### TASK DETAILS:
Everything from the first line down to the line containing "from bokeh.resources import INLINE" is to be retyped exactly, both ends included, with pictures left out.

** start **

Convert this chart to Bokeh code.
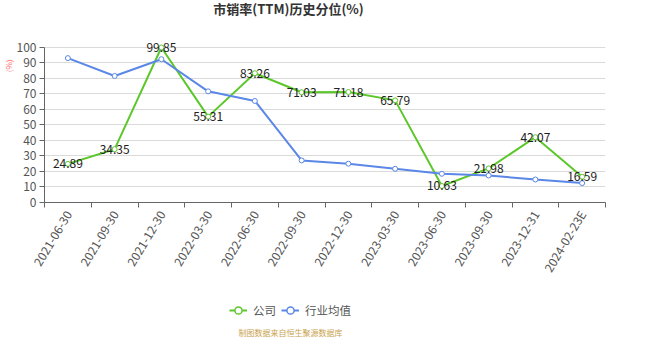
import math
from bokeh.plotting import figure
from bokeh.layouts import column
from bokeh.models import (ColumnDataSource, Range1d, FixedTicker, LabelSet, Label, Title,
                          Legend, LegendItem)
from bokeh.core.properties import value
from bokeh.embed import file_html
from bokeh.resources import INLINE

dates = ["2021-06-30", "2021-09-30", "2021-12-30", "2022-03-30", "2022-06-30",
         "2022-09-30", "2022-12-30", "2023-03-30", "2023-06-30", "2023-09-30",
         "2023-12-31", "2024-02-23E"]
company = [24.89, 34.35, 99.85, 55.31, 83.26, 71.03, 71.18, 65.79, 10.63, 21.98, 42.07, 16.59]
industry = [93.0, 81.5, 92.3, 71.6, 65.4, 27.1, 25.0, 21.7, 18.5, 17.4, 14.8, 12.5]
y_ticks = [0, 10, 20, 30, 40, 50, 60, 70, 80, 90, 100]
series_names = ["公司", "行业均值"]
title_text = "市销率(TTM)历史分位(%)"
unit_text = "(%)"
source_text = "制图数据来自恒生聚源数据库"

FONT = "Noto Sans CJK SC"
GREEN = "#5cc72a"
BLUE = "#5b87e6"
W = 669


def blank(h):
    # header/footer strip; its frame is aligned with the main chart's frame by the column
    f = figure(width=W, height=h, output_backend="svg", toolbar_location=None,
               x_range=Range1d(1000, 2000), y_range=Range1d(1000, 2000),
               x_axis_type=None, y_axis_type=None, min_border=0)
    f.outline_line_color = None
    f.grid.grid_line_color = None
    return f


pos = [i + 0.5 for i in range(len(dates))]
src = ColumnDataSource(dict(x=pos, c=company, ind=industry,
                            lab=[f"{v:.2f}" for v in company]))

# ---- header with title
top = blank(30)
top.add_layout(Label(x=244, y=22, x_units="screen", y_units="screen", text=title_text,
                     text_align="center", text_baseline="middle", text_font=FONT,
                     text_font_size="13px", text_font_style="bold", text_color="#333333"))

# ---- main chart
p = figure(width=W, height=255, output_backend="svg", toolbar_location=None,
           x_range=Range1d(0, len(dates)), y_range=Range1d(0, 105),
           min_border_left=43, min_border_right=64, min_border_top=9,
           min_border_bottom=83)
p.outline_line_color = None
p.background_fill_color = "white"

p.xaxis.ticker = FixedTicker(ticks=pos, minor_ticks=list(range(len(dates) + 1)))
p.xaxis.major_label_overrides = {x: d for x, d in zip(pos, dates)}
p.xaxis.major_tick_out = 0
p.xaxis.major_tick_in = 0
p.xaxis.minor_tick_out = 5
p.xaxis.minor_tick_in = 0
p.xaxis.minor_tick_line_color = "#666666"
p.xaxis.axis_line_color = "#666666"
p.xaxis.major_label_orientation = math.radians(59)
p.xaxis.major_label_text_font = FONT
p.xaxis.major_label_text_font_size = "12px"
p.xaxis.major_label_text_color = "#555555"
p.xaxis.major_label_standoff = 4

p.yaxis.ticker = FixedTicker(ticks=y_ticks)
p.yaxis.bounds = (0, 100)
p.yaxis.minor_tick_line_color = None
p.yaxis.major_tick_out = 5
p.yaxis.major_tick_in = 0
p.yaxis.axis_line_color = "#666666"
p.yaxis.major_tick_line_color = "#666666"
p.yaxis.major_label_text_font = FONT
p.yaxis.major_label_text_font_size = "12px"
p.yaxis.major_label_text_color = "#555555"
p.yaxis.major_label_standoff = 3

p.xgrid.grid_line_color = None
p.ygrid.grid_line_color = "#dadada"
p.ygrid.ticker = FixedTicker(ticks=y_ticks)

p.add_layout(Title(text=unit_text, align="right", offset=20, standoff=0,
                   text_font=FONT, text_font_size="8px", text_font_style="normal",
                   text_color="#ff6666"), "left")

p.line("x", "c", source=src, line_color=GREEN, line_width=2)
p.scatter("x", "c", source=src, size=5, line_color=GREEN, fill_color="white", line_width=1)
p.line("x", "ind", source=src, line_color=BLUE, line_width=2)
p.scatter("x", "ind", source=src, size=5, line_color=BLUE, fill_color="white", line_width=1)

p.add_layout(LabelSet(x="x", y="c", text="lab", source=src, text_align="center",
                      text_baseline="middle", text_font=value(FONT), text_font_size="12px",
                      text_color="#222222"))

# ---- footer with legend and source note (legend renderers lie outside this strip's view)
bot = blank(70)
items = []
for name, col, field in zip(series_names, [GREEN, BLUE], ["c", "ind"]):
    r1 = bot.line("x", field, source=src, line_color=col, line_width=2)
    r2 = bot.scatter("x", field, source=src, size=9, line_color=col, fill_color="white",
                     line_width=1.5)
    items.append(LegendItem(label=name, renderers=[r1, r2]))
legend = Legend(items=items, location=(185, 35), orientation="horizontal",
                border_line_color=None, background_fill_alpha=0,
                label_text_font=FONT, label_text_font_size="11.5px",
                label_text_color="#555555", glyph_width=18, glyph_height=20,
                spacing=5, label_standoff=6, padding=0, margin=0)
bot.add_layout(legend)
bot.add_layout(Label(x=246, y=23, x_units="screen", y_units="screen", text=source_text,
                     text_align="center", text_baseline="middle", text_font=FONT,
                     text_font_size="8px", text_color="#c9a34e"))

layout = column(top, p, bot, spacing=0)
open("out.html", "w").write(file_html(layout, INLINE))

** end **

### CORRECT ANSWER:
Convert this chart to Bokeh code.
import math
from bokeh.plotting import figure
from bokeh.layouts import column
from bokeh.models import (ColumnDataSource, Range1d, FixedTicker, LabelSet, Label, Title,
                          Legend, LegendItem)
from bokeh.core.properties import value
from bokeh.embed import file_html
from bokeh.resources import INLINE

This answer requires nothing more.